1 What is the Working Cities Challenge (WCC) and how has it made an impact in rural communities in the past?
The Federal Reserve Bank of Boston, the State of Maine, national and local philanthropy, and private sector business launched the Working Communities Challenge in Maine on October 21, 2020. The Working Communities Challenge supports local, cross-sector teams working together to improve economic outcomes for all people in Maine’s towns, cities, and rural communities. This multi-year grant initiative draws on Maine’s commitment to build economic opportunity for communities and residents with low incomes. Inviting rural communities to develop teams is a new element of the Working Communities Challenge, which was previously the Working Cities Challenge in Southern New England and targeted mid-sized cities. However, the WCC was launched in Vermont about a year ago and a number of rural communities participated in the first phase of the challenge. A number of these teams expressed the value of the Challenge in inviting unusual or non-traditional collaboration across groups and places.

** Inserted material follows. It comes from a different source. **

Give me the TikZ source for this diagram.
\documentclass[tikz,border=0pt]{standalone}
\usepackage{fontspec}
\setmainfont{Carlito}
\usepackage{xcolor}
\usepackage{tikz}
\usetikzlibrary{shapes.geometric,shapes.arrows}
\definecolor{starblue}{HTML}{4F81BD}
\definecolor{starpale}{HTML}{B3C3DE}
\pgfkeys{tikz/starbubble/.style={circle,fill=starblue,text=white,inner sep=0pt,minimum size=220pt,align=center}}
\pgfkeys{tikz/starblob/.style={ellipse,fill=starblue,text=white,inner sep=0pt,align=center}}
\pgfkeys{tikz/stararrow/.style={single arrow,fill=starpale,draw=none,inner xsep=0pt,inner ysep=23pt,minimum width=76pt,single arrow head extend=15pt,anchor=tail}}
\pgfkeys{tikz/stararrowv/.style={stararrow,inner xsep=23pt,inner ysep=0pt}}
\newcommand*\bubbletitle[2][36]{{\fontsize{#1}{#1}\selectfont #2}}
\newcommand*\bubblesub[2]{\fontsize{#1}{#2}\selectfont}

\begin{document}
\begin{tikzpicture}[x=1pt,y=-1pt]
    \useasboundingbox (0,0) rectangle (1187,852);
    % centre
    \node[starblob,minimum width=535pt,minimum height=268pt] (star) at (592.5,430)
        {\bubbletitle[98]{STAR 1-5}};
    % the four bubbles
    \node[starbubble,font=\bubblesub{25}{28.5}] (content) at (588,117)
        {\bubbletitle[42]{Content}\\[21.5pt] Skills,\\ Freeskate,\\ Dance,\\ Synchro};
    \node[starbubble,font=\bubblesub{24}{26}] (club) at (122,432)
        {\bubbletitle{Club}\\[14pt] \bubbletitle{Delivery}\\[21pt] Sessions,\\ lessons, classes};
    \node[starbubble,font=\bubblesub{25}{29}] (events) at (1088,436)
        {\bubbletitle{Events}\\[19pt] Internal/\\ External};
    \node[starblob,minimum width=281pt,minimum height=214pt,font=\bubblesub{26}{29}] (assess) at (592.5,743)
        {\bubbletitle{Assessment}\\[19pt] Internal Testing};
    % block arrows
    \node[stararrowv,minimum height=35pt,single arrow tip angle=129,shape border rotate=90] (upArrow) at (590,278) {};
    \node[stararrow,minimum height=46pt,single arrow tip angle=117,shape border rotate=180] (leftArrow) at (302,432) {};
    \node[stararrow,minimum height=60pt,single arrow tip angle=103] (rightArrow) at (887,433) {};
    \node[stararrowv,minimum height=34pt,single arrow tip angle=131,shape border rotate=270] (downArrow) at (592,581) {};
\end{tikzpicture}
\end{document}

We look forward to continuing to learn in Maine.
2. What is the general program approach and/or model of the WCC initiative?
The Working Communities Challenge, a two-part grant program, consists of a six-month Design Phase followed by a three-year Implementation Phase. Up to eight (8) cross-sector teams representing towns, cities, and rural communities will be awarded a six-month grant of $25,000 to participate in the Design Phase. This phase provides coaching, workshops, and time for teams to strengthen and diversify their teams, identify a shared “compelling cause,” brainstorm strategies to address their shared goal, and experiment with addressing the issue they have identified. At the end of the phase, teams should have familiarity and understanding with the Working Communities Challenge model. Up to five teams will receive $375,000 over three years, as well as technical assistance, coaching, access to small tactical grants and participation in the statewide learning community. The teams will be expected to use the grant awards and assistance to broaden and deepen existing work in their community, or to start new work.
3. Why is cross sector stakeholder involvement important and what is the criteria for communities looking to submit an application to the Boston Fed’s WCC?
Federal Reserve Bank of Boston research on so-called “resurgent cities” that are able to recover from economic shock or long-term economic decline indicates that places that are able to rebuild possess leadership and collaboration from an array of key institutions and individuals. These places have public, non-profit, and private sector leadership that collectively articulate a shared goal and engage low- and moderate-income residents authentically, at the leadership table, to articulate strategies and work toward change.
4. What benefits, resources, and/or opportunities are expected to be realized for communities that are successful with a WCC grant?
Community leadership teams who participate in the Working Communities Challenge will receive funding, coaching, technical assistance, and development to clarify their collective goal and work toward addressing it over the long-term. These teams will also join a community of teams tackling similar challenges from across the state and across New England.
5. In your network Tech Talk at Central Maine Tech Night this month, you will be speaking about initiative. What are your plans for growing the WCC within the next few years?
We are launching the initiative now and anticipate having community leadership teams forming now, identifying the big issue they want to focus on, and starting their applications. Eight teams will be selected to participate in the six-month Design Phase beginning in April, 2021 and at the end of next year, we will have identified 5 teams for the multi-year Implementation Phase.